正月以外は、かまぼこが食卓に上る回数は減ってきておりますが、筆者はヘタに解凍したマグロの刺身よりも、おいしいと思っています。そば店で、注文したそばが出てくるのを待っている間、板わさをつまみにして日本酒のぬる燗を飲むと「日本人でよかった」としみじみ思います。
かまぼこは、魚のすり身でできています。魚を三枚に下ろして、すり鉢ですって塩を混ぜ、板の上に乗せて蒸し上げれば完成です。
製造方法が単純な製品ですので、かまぼこの味、食感は魚の種類、すり身の製造方法で決まってしまいます。すけそうだら、鯛、グチ等の魚が主に使用されています
鮮度、品質の良いすり身を使用すると、プリプリのかまぼこができます。逆に、品質の悪いすり身を使用すると、食感が悪くなりやすいのです。その場合、卵白、小麦粉、加工デンプンなどを使用して食感を良くするのです。
しかし、鮮度の良いすり身を使用したかまぼこと、デンプン等を加えたかまぼこは、食感やうまみが大きく異なります。おいしいかまぼこを食べるためには、値段よりも原材料表示をよく確認して、でんぷんや卵白の含有率が低く、加工デンプンが配合されていない商品を選ぶことが大切です。
ちなみに、かまぼこが一番売れるのはおせち料理を準備する年末です。かまぼこメーカーは、10月くらいから正月用のかまぼこを製造し、凍結して年末まで保存します。その製品には、解凍後の賞味期限をすでに表記してあります。

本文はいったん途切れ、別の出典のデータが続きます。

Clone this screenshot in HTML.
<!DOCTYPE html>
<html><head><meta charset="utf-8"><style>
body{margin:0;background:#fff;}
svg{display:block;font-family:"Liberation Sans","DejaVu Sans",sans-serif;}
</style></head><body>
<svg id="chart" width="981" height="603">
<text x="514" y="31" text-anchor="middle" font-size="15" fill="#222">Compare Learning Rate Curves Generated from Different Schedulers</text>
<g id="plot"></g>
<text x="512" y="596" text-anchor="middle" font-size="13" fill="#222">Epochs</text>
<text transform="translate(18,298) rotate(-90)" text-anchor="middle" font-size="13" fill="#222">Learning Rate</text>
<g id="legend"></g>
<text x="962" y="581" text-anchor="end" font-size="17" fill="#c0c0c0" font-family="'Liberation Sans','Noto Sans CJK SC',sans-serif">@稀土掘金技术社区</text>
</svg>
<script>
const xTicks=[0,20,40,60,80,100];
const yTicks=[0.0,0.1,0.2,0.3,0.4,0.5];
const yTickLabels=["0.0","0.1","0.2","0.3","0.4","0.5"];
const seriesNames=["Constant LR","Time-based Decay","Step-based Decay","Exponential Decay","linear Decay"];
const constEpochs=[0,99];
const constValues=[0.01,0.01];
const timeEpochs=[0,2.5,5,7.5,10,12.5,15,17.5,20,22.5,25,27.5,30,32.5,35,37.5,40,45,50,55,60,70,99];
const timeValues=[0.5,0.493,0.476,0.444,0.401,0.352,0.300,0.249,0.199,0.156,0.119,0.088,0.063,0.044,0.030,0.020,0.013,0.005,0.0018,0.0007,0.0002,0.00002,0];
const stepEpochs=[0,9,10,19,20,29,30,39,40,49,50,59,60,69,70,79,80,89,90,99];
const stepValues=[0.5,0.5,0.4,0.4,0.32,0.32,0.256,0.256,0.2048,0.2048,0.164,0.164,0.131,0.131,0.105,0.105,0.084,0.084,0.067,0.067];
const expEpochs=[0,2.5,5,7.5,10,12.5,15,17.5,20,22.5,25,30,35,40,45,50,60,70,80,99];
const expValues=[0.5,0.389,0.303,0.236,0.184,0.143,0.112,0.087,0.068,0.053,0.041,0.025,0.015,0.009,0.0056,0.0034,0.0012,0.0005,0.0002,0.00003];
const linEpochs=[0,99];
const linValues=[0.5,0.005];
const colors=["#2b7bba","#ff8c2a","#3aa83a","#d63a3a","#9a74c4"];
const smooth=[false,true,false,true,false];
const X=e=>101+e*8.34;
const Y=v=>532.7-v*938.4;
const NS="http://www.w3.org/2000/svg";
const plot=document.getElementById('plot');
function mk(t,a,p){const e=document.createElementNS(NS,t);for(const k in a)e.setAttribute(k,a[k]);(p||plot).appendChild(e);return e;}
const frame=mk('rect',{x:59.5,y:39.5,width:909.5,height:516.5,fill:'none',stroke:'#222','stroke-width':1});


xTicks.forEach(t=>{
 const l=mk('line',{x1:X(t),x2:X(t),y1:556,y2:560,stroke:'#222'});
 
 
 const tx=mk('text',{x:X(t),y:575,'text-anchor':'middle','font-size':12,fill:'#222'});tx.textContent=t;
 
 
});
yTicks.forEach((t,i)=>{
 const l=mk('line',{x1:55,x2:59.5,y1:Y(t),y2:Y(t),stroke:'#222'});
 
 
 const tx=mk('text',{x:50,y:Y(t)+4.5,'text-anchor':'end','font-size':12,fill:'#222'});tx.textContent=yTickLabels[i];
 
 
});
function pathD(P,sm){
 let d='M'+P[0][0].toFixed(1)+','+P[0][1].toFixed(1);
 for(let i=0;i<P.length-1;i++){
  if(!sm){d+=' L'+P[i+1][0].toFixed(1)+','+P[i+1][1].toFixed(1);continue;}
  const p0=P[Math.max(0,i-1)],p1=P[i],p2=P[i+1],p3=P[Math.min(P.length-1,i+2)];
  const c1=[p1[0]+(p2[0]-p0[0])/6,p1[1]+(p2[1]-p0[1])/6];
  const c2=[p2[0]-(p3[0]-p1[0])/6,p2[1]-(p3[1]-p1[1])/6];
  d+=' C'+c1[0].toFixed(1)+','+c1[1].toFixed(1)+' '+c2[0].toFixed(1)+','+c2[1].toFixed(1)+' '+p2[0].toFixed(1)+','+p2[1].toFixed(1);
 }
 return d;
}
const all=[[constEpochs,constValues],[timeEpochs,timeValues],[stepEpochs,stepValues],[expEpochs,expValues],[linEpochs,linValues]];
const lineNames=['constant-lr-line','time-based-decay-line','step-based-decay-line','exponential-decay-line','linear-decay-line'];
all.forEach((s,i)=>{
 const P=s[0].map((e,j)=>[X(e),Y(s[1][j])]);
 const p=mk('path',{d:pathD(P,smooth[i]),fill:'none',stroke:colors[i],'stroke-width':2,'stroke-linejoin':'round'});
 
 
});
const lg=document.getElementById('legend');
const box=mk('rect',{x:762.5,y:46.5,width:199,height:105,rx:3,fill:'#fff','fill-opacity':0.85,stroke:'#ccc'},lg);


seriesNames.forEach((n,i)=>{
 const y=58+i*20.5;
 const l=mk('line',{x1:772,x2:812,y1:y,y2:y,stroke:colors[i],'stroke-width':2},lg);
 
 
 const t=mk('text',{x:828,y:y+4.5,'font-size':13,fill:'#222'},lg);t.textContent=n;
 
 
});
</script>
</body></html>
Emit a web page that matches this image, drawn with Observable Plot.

凍結、解凍を経たかまぼこは、凍結していない物よりも食感が劣ります。正月にしかかまぼこを食べない方は、あまりおいしくない食べ物と認識しているかもしれません。正月用のかまぼこは、1000円以上する商品がほとんどです。スーパーマーケットの売り場で購入するときには、「このかまぼこは、できてから凍らせていませんか」と必ず確認してください。凍らせたかまぼこでは、ぼそぼそして本来のおいしさを味わうことができません。
クリスマス前までに購入すると、製造されてから長期間凍結されていないおいしいかまぼこが、安く手に入る可能性が高いのです。